If you haven't practice technique at the highest levels you can::  Locked down on a tripod.  Well lit and exposed.  With medium format film or an extremely high res sensor.  And then printed it out or had it printed out as large (20x20 inches and larger) premium quality prints you really can't imagine the difference in seeing images in print versus seeing them on even the best monitors.  

So, what do we do?  We can slow down, improve our techniques and aim for big print presentations.  Film or digital origins don't matter.  But until we work for objective metrics of perfection it's all just a crap shoot.

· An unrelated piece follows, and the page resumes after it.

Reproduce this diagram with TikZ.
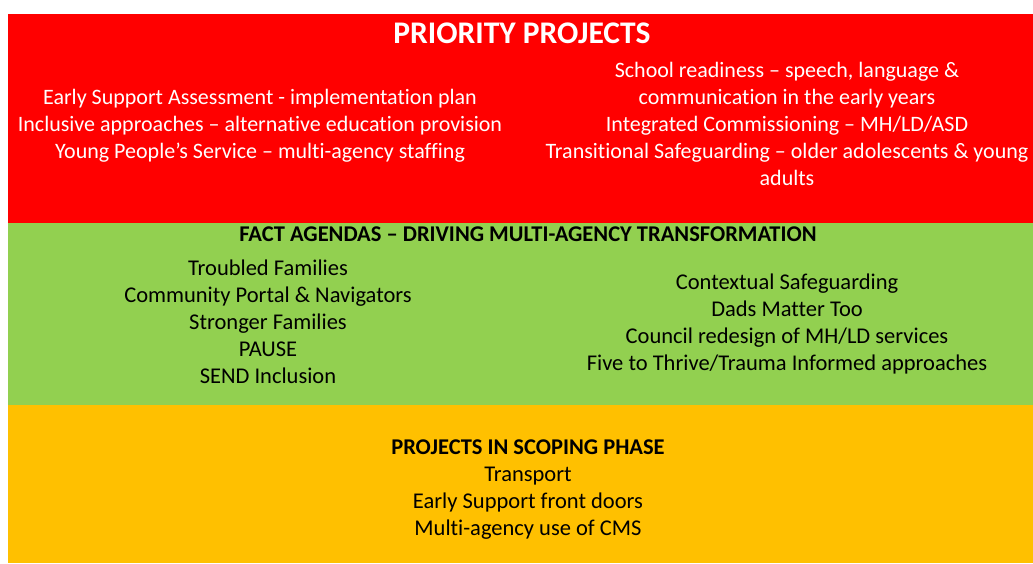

For me?  Portraits and art for me come in squares. Whether shot with a Pen or an Hblad on film the out put is the measure of success.  I'll shoot film when I shoot portraits for myself.  I'll shoot digital for things that go to the internet and I'm sure it will all cross over from time to time but......all these things are ideas we should examine.   At least when I pull a negative from 1979 it still has all of it's technical promise intact and can be scanned to breathtaking sizes, with high sharpness and quality.  I can't say that about a file from a Nikon D1 from just ten years ago.......

In the end I haven't solved any of the issues.  I've probably confused myself even more but the first step to resolving this kind of discord is the understanding that it exists.